— Start of RAW RECORDS —
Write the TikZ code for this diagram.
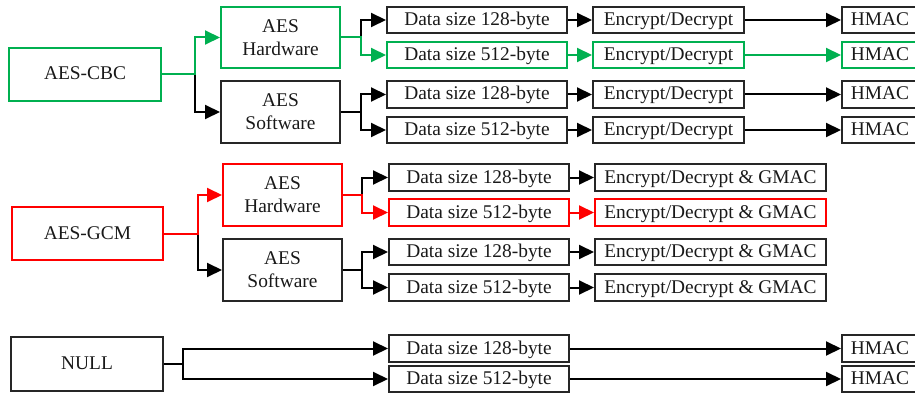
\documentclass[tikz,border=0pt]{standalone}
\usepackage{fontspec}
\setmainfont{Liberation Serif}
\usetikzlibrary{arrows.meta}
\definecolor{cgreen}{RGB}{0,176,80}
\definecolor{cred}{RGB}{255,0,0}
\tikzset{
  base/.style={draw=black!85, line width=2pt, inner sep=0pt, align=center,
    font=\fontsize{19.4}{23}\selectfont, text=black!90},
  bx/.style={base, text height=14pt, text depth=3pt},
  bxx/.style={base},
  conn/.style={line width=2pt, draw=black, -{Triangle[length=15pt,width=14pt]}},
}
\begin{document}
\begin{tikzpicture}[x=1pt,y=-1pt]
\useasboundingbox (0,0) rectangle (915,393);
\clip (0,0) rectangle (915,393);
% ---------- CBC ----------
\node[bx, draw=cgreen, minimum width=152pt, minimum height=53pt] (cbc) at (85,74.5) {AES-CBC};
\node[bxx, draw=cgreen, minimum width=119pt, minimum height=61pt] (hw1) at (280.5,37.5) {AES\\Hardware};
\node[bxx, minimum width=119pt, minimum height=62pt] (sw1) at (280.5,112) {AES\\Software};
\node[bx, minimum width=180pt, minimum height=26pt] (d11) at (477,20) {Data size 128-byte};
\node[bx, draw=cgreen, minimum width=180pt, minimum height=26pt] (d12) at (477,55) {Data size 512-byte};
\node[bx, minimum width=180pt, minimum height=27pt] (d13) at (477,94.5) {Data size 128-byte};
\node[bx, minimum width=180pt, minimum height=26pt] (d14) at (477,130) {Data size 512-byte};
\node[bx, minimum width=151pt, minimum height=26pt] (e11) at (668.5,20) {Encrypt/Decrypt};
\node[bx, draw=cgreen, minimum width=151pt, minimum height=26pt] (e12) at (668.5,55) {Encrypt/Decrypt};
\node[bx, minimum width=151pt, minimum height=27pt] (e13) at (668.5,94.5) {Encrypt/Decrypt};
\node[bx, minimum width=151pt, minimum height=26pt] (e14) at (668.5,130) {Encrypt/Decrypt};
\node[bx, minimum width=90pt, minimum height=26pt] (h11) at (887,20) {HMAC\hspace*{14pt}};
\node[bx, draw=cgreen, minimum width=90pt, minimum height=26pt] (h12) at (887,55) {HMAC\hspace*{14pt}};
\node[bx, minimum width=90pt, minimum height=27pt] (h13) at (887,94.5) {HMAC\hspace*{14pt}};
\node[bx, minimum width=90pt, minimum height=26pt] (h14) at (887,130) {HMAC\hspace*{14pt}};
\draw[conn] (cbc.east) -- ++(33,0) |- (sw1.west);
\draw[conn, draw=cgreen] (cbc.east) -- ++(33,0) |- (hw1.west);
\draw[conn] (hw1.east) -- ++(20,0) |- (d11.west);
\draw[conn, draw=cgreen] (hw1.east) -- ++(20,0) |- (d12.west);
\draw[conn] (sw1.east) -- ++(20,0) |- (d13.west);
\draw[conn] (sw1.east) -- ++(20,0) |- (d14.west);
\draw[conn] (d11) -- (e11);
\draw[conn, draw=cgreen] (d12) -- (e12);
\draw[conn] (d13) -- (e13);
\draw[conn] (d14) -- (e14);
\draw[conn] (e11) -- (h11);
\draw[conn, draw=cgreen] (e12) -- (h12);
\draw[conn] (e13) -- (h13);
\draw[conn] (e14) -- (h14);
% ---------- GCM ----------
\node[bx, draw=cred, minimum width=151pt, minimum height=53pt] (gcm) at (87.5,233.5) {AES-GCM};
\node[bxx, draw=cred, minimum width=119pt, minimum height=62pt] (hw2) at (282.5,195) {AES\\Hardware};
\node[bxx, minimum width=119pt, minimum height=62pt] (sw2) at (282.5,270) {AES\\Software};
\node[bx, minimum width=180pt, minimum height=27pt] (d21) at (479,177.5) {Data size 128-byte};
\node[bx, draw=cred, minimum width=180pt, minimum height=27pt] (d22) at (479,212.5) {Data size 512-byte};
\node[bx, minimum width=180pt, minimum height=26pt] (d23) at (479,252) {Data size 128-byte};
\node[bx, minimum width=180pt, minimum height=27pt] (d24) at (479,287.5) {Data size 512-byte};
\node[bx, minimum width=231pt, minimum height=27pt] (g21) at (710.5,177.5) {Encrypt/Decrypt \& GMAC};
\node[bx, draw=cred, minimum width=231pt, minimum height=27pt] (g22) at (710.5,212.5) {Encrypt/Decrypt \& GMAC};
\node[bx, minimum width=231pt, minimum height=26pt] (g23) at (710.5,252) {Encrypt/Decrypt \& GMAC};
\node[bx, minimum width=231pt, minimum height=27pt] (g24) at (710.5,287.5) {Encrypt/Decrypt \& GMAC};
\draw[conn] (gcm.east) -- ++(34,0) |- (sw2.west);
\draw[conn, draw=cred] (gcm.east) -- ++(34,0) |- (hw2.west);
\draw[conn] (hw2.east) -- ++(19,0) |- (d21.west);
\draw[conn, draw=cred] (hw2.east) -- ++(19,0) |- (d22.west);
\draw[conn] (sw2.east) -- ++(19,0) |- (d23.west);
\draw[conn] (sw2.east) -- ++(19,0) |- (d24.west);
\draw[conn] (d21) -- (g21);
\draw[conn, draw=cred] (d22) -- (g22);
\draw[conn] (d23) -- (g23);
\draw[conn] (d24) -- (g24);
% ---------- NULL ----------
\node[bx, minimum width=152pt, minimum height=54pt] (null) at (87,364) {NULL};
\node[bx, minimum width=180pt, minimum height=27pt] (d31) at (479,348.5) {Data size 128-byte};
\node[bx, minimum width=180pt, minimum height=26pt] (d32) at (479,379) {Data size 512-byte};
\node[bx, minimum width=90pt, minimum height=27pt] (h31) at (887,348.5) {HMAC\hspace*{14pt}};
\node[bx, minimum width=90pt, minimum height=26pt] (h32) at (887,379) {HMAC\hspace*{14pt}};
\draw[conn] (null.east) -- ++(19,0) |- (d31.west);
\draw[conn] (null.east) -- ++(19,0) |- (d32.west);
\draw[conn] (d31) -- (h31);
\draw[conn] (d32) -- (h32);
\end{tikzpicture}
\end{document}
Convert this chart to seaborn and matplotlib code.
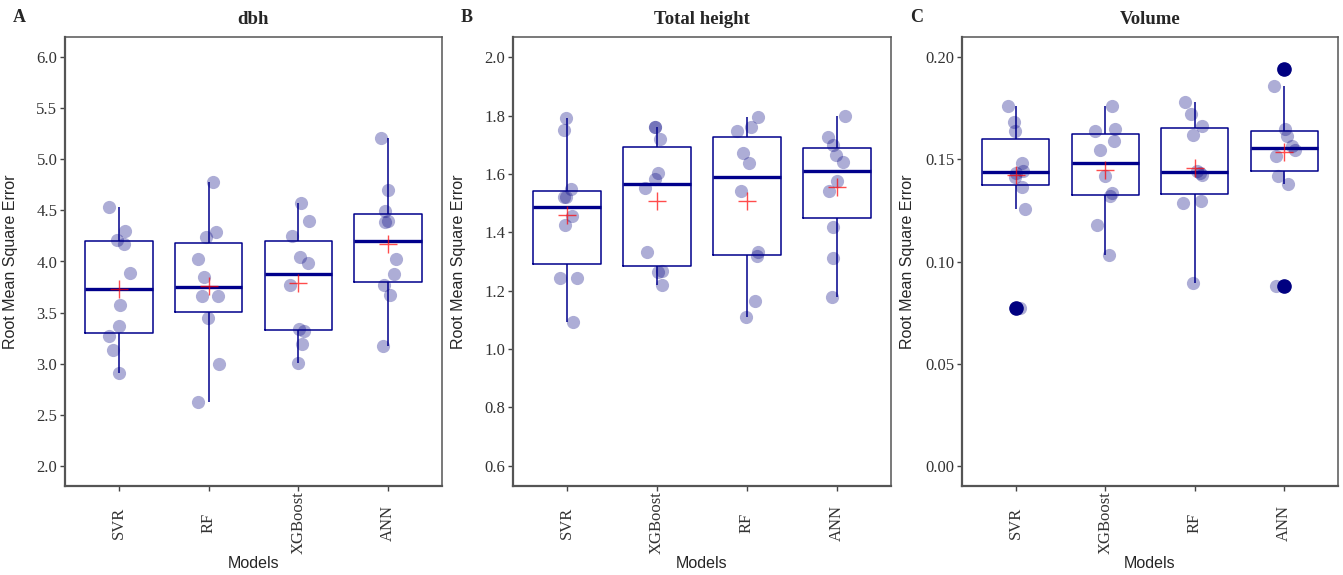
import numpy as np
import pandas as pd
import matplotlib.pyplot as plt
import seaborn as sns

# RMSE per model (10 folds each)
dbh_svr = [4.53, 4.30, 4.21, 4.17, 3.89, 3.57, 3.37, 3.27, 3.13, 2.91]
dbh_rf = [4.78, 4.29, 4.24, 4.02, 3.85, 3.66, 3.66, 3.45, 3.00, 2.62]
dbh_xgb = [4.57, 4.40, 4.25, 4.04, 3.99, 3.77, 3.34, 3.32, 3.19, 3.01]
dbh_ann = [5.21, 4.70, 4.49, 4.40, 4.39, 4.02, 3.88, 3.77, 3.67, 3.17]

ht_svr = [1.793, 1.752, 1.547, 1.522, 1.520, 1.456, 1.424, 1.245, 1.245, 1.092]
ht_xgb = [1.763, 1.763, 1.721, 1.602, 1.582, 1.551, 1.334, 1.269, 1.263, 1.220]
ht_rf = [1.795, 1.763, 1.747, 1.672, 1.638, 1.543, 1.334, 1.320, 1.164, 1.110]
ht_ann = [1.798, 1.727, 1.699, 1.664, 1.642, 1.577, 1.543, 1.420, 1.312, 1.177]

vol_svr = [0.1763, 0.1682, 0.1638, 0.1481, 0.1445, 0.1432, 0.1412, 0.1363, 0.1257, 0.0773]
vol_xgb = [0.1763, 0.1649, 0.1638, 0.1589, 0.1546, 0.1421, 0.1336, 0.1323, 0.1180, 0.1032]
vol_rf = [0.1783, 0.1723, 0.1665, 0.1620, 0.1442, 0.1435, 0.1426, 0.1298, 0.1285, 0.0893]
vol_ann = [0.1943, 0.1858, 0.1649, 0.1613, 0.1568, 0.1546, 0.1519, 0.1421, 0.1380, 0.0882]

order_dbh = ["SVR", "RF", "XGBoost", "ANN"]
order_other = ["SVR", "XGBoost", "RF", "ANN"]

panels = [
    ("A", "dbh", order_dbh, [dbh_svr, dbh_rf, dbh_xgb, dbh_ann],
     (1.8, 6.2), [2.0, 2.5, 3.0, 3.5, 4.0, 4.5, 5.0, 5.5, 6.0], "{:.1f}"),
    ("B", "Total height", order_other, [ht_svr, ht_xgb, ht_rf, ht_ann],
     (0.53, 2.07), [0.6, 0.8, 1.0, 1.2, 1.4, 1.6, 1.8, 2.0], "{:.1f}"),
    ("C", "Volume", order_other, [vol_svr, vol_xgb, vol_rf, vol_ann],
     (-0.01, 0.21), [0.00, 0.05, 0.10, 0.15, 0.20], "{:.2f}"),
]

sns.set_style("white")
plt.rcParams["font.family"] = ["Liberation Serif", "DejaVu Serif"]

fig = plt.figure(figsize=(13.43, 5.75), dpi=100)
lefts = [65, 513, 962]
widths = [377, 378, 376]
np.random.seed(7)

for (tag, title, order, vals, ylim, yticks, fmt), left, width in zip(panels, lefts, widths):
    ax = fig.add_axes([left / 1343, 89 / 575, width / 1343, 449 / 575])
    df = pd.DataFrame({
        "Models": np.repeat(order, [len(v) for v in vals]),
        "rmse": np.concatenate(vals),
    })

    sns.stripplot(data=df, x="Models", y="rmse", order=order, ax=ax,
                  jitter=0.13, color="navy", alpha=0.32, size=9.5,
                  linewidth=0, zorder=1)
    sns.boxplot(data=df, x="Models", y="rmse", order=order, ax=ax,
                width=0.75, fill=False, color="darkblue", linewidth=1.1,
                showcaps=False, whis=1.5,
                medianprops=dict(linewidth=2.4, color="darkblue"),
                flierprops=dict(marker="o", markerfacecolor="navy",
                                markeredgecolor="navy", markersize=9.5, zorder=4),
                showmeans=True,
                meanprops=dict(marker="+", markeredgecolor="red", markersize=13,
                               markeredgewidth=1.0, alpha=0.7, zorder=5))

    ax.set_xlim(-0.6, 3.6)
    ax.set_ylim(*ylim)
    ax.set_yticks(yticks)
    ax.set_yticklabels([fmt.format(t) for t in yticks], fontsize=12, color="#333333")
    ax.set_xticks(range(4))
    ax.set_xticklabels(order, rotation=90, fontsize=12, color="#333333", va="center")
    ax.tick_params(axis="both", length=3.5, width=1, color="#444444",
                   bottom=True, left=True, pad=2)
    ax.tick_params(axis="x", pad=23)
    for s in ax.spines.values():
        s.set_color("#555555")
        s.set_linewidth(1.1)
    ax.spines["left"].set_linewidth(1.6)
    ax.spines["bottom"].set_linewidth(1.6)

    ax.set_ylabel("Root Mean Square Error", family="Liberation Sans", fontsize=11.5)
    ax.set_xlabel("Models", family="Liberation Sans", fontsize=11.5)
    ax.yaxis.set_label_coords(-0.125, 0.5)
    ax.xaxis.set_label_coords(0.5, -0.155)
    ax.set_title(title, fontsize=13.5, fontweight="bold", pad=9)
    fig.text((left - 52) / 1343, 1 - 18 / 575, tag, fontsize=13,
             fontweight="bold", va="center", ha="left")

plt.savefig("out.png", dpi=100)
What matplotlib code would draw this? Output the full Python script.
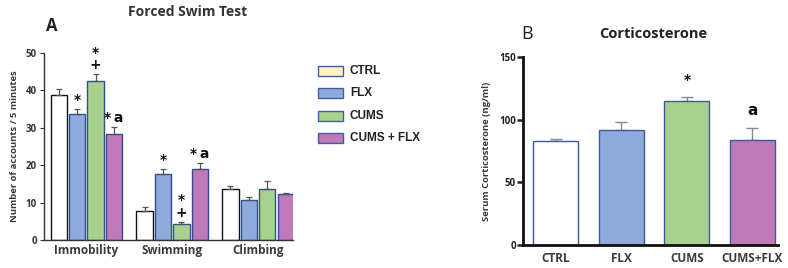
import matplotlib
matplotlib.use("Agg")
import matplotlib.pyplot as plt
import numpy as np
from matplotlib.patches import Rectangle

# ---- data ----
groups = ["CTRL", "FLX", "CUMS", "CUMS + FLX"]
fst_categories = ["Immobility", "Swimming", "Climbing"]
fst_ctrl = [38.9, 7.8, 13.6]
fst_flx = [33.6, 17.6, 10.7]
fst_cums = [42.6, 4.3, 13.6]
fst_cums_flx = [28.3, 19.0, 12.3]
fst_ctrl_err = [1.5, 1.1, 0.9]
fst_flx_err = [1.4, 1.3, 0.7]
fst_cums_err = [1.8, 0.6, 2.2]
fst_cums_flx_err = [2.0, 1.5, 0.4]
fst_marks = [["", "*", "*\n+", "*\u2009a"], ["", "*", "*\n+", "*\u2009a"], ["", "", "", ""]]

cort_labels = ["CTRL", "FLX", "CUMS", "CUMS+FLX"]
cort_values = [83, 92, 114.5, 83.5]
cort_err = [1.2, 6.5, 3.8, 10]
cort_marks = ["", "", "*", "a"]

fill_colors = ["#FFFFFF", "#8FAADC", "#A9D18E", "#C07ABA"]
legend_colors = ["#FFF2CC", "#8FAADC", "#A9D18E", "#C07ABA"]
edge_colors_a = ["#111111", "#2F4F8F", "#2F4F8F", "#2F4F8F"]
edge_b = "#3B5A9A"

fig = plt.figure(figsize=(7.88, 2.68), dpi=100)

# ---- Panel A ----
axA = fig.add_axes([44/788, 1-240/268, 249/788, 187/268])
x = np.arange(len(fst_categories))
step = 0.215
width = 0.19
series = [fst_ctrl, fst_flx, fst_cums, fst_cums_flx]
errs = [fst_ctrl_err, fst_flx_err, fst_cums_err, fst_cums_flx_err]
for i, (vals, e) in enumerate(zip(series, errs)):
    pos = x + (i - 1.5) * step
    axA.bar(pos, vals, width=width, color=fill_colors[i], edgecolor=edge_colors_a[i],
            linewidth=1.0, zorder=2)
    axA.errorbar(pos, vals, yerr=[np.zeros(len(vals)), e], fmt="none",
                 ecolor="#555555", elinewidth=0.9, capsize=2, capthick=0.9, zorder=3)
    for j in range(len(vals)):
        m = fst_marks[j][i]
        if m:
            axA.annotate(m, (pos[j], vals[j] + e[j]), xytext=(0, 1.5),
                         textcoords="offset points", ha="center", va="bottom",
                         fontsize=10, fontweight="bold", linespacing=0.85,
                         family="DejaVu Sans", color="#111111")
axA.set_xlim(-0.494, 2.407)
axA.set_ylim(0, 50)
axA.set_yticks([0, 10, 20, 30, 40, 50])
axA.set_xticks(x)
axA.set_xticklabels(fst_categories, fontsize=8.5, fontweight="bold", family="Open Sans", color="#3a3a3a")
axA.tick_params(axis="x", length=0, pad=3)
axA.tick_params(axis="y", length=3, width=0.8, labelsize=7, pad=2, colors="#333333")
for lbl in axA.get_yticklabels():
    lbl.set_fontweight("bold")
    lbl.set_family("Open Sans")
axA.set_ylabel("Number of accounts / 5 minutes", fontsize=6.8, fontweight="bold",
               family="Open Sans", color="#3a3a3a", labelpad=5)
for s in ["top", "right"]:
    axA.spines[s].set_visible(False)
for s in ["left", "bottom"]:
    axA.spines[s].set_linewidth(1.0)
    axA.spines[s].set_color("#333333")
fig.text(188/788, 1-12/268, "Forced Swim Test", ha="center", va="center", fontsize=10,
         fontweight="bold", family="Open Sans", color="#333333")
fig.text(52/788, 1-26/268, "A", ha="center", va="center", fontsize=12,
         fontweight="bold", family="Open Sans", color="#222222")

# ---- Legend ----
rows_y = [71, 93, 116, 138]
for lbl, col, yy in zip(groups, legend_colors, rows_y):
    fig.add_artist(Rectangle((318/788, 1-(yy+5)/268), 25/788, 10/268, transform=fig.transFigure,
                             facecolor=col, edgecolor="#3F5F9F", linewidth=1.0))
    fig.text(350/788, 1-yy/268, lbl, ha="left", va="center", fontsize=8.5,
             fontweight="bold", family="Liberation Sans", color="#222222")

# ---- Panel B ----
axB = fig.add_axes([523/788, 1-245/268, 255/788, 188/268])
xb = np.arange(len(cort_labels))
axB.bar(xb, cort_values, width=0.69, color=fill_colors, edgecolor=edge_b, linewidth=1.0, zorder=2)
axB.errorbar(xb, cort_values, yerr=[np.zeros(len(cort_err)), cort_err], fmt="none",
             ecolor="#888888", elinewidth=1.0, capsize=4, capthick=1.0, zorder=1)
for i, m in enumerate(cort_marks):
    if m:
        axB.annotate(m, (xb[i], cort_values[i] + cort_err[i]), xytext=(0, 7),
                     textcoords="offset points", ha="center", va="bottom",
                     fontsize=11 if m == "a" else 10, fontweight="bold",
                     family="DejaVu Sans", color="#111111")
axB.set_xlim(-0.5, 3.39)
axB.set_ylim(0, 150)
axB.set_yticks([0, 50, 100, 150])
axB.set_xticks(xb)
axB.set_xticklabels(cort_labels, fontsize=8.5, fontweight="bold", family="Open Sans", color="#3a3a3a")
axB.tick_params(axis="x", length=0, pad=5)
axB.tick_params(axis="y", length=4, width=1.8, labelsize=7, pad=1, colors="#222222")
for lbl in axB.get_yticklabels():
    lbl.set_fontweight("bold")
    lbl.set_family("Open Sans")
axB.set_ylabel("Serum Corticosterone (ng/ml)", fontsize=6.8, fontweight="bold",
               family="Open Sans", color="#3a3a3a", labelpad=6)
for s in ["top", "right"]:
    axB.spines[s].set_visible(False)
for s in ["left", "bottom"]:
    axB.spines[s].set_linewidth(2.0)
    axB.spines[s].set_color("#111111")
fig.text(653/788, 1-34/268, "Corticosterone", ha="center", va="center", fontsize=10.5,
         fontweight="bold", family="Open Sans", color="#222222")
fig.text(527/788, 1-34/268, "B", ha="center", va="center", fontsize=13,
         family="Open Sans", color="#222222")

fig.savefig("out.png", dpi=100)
— End of RAW RECORDS —
Using the listing above, repeat word for word each line from the one with "Convert this chart" down to the one with "3.77, 3.67, 3.17]", both included. Omit all pictures.

**SOLUTION TO THE EXERCISE:**
Convert this chart to seaborn and matplotlib code.
import numpy as np
import pandas as pd
import matplotlib.pyplot as plt
import seaborn as sns

# RMSE per model (10 folds each)
dbh_svr = [4.53, 4.30, 4.21, 4.17, 3.89, 3.57, 3.37, 3.27, 3.13, 2.91]
dbh_rf = [4.78, 4.29, 4.24, 4.02, 3.85, 3.66, 3.66, 3.45, 3.00, 2.62]
dbh_xgb = [4.57, 4.40, 4.25, 4.04, 3.99, 3.77, 3.34, 3.32, 3.19, 3.01]
dbh_ann = [5.21, 4.70, 4.49, 4.40, 4.39, 4.02, 3.88, 3.77, 3.67, 3.17]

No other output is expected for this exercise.